- Born: April 8, 1917 Sioux City, Iowa
- Died: October 19, 2007 (aged 90) Poughkeepsie, New York
- Education: Vassar College University of Iowa
- Scientific career
- Fields: Mathematics, computer science
- Doctoral advisor: Edward Wilson Chittenden

= Winifred Asprey =

American computer scientist and mathematician

Winifred "Tim" Alice Asprey (April 8, 1917 – October 19, 2007) was an American mathematician and computer scientist. She was one of only around 200 women to earn PhDs in mathematics from American universities during the 1940s, a period of women's underrepresentation in mathematics at this level. She was involved in developing the close contact between Vassar College and IBM that led to the establishment of the first computer science lab at Vassar.

==Family==
Asprey was born in Sioux City, Iowa; her parents were Gladys Brown Asprey, Vassar class of 1905, and Peter Asprey Jr. She had two brothers, actinide and fluorine chemist Larned B. Asprey (1919–2005), a signer of the Szilárd petition, and military historian and writer Robert B. Asprey (1923–2009) who dedicated several of his books to his sister Winifred.

==Education and work==
Asprey attended Vassar College in Poughkeepsie, New York, where she earned her undergraduate degree in 1938. As a student there, Asprey met Grace Hopper, the "First Lady of Computing," who taught mathematics at the time. After graduating, Asprey taught at several private schools in New York City and Chicago before going on to earn her MS and PhD degrees from the University of Iowa in 1942 and 1945, respectively. Her doctoral advisor was the topologist Edward Wilson Chittenden.

Asprey returned to Vassar College as a professor. By then, Grace Hopper had moved to Philadelphia to work on UNIVAC (Universal Automatic Computer) project. Asprey became interested in computing and visited Hopper to learn about the foundations of computer architecture. Asprey believed that computers would be an essential part of a liberal arts education.

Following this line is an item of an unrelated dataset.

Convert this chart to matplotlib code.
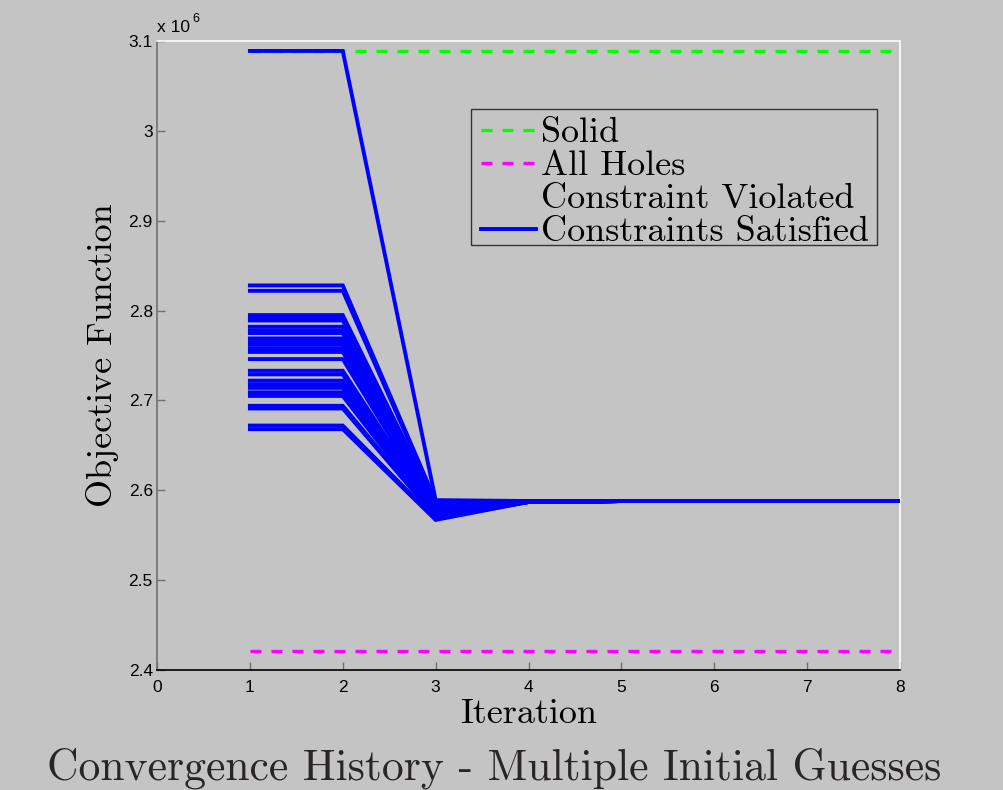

At Vassar, Asprey taught mathematics and computer science for 38 years and was the chair of the mathematics department from 1957 until her retirement in 1982.
She created the first Computer Science courses at Vassar, the first being taught in 1963, and secured funds for the college's first computer, making Vassar the second college in the nation to acquire an IBM System/360 computer in 1967. Asprey connected with researchers at IBM and other research centers and lobbied for computer science at Vassar. In 1989, due to her contributions, the computer center she started was renamed the Asprey Advanced Computation Laboratory.